===== Material for the task =====

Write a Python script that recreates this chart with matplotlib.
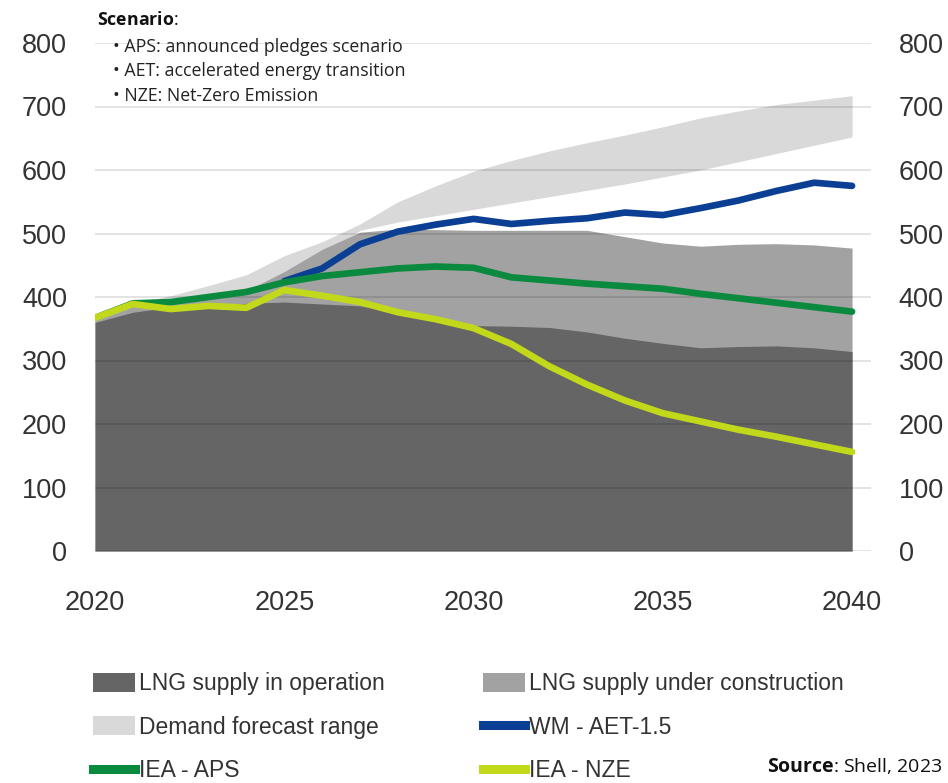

=====
===== Material for the task =====

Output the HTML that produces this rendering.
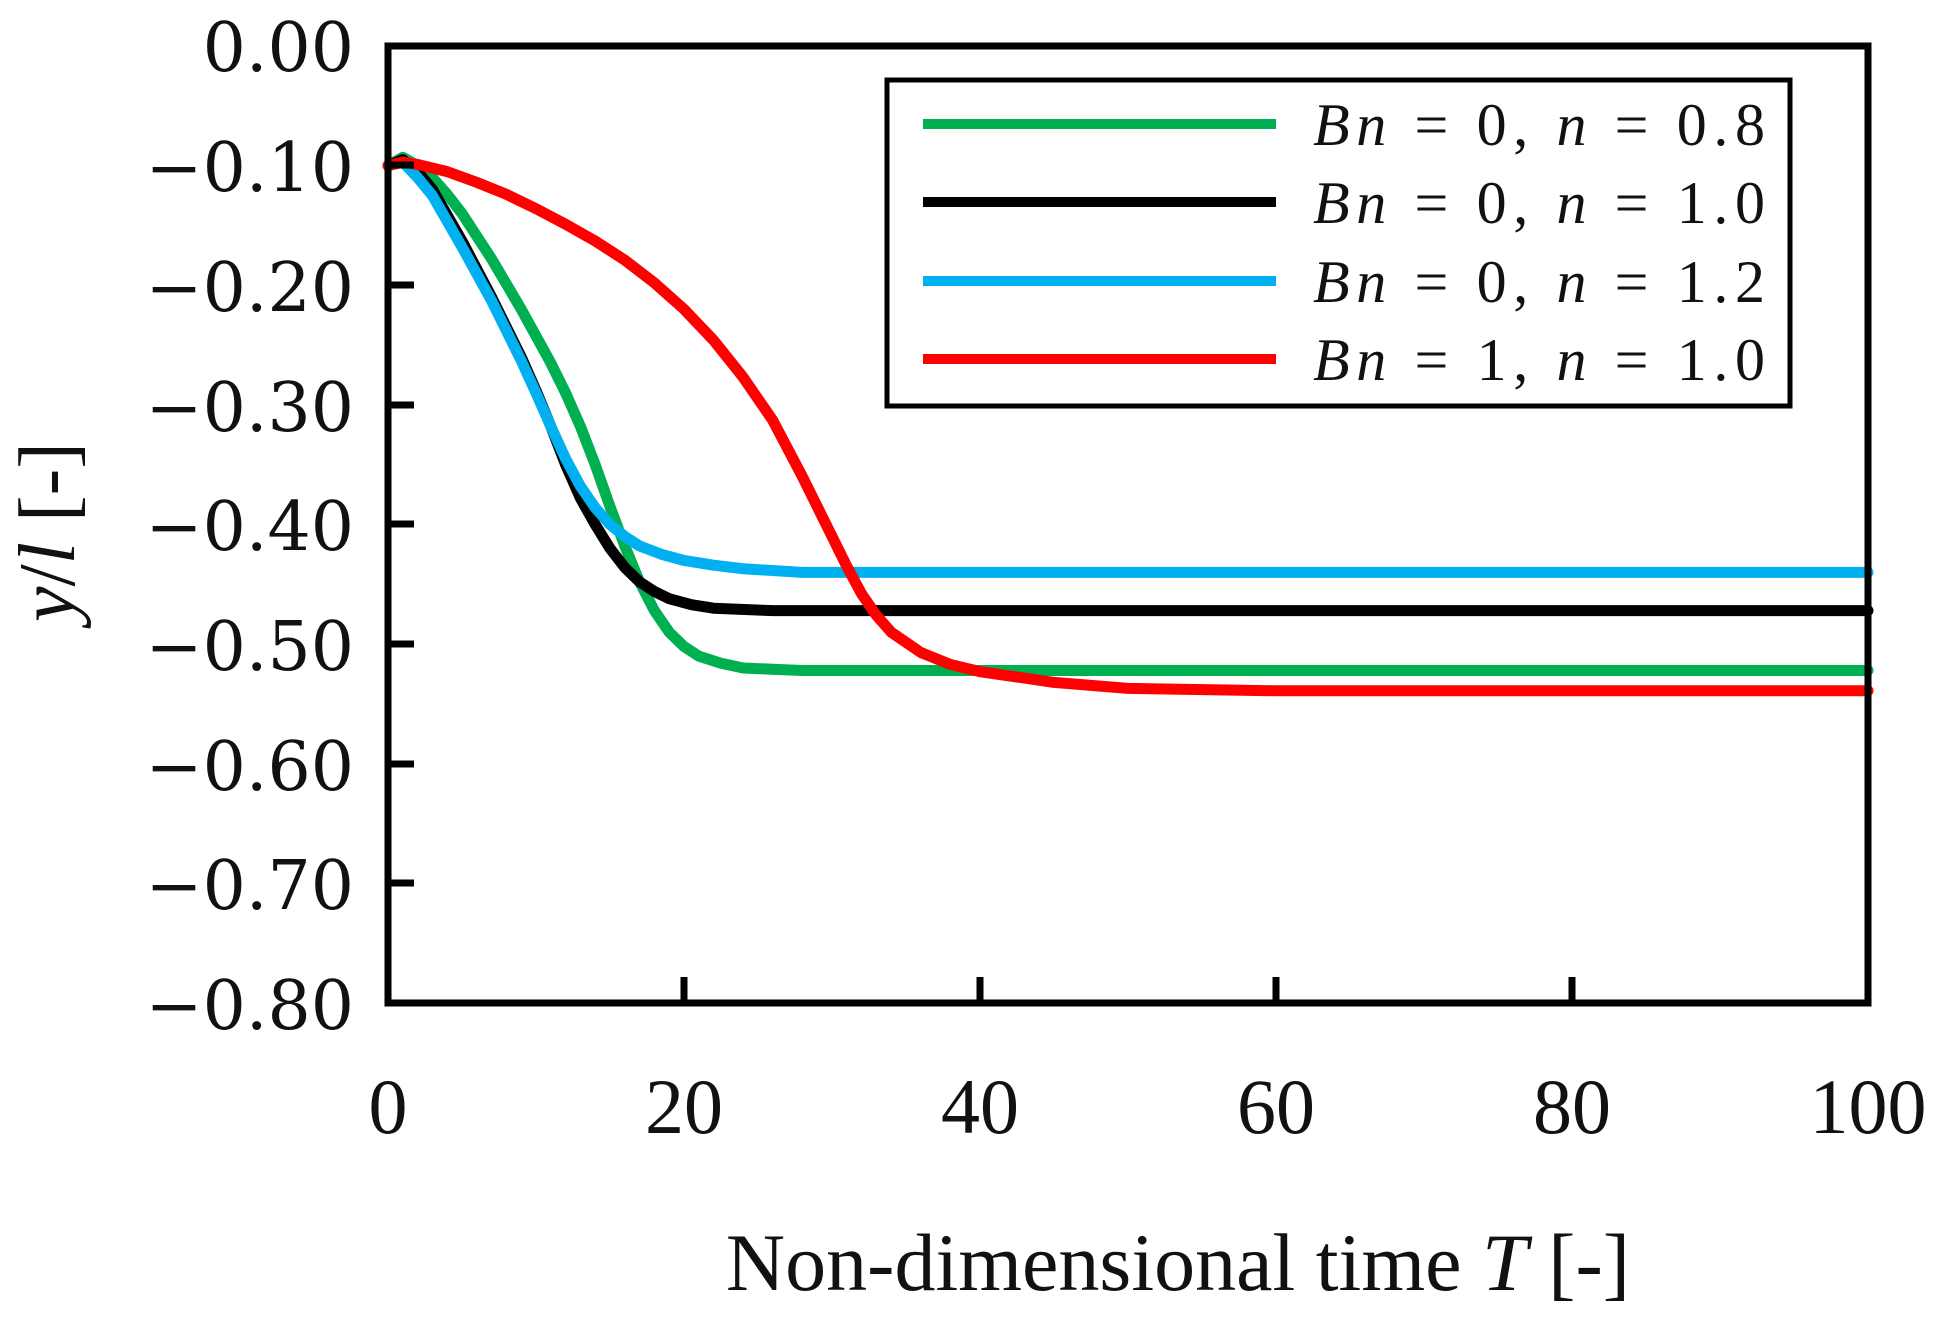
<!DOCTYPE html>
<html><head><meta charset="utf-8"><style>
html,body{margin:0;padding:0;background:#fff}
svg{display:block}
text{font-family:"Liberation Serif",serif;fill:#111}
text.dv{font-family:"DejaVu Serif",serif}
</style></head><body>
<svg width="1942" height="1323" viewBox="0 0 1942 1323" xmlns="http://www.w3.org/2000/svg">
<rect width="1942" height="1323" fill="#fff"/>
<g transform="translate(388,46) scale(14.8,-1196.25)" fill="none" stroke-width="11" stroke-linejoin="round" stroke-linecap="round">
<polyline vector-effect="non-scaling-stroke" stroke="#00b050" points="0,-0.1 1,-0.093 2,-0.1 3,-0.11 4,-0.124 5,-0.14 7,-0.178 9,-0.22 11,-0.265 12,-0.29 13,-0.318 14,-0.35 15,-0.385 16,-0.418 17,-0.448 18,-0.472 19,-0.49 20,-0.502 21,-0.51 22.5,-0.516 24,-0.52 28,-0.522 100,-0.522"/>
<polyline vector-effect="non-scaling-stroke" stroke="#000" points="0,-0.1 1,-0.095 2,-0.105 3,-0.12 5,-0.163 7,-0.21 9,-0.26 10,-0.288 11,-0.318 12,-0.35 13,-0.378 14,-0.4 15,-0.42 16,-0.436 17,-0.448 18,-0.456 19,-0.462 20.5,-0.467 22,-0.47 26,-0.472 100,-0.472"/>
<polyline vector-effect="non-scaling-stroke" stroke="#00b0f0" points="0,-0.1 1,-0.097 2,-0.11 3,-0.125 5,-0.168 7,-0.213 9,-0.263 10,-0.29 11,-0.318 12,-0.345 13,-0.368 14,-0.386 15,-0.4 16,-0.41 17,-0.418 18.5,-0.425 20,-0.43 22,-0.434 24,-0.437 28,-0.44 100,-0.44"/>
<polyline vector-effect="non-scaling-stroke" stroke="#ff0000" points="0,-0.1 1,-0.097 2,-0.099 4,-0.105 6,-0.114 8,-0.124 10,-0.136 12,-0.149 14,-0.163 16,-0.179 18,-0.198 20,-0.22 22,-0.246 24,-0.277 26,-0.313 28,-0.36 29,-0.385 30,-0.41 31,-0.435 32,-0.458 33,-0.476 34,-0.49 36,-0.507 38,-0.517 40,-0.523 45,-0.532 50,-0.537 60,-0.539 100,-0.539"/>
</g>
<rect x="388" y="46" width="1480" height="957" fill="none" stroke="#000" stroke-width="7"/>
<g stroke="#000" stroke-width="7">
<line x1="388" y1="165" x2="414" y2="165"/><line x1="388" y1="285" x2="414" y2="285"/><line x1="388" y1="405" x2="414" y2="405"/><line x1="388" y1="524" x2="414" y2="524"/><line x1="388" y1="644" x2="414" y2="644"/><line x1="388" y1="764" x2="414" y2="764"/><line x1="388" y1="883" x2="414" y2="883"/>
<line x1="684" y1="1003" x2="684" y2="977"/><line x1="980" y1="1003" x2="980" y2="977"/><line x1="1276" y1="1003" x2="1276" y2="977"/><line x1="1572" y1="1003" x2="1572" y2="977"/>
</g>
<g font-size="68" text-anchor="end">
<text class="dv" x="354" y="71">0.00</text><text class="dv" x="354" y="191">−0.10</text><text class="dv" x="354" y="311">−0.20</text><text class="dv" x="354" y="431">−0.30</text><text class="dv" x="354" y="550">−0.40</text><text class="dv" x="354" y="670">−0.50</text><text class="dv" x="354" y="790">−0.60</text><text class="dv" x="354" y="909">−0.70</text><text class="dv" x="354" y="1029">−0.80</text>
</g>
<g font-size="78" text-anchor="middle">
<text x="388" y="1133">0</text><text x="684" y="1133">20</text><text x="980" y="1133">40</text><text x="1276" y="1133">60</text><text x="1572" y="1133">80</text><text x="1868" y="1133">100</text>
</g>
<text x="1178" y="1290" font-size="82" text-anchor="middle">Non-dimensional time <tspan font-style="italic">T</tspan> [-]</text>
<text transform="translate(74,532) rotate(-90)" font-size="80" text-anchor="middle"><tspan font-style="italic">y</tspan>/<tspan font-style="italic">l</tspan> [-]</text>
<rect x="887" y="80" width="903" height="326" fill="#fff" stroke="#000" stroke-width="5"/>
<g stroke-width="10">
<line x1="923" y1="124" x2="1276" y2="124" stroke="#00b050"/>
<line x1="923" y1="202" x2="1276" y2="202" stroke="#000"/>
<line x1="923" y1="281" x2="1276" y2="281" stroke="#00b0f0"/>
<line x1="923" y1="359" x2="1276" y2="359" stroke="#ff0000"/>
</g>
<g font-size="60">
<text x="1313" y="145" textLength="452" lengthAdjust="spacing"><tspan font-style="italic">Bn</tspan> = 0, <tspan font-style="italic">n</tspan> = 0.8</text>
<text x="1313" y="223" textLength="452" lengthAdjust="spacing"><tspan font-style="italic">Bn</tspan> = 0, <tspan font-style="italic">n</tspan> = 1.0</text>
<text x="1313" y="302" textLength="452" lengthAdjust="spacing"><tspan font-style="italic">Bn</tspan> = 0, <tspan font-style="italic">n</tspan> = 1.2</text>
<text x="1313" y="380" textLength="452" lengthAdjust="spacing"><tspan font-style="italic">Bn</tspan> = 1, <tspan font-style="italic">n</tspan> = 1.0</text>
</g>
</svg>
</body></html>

=====

Given task =>
Say how many lines in the records hold the string "this", and say nothing else.

Task output =>
2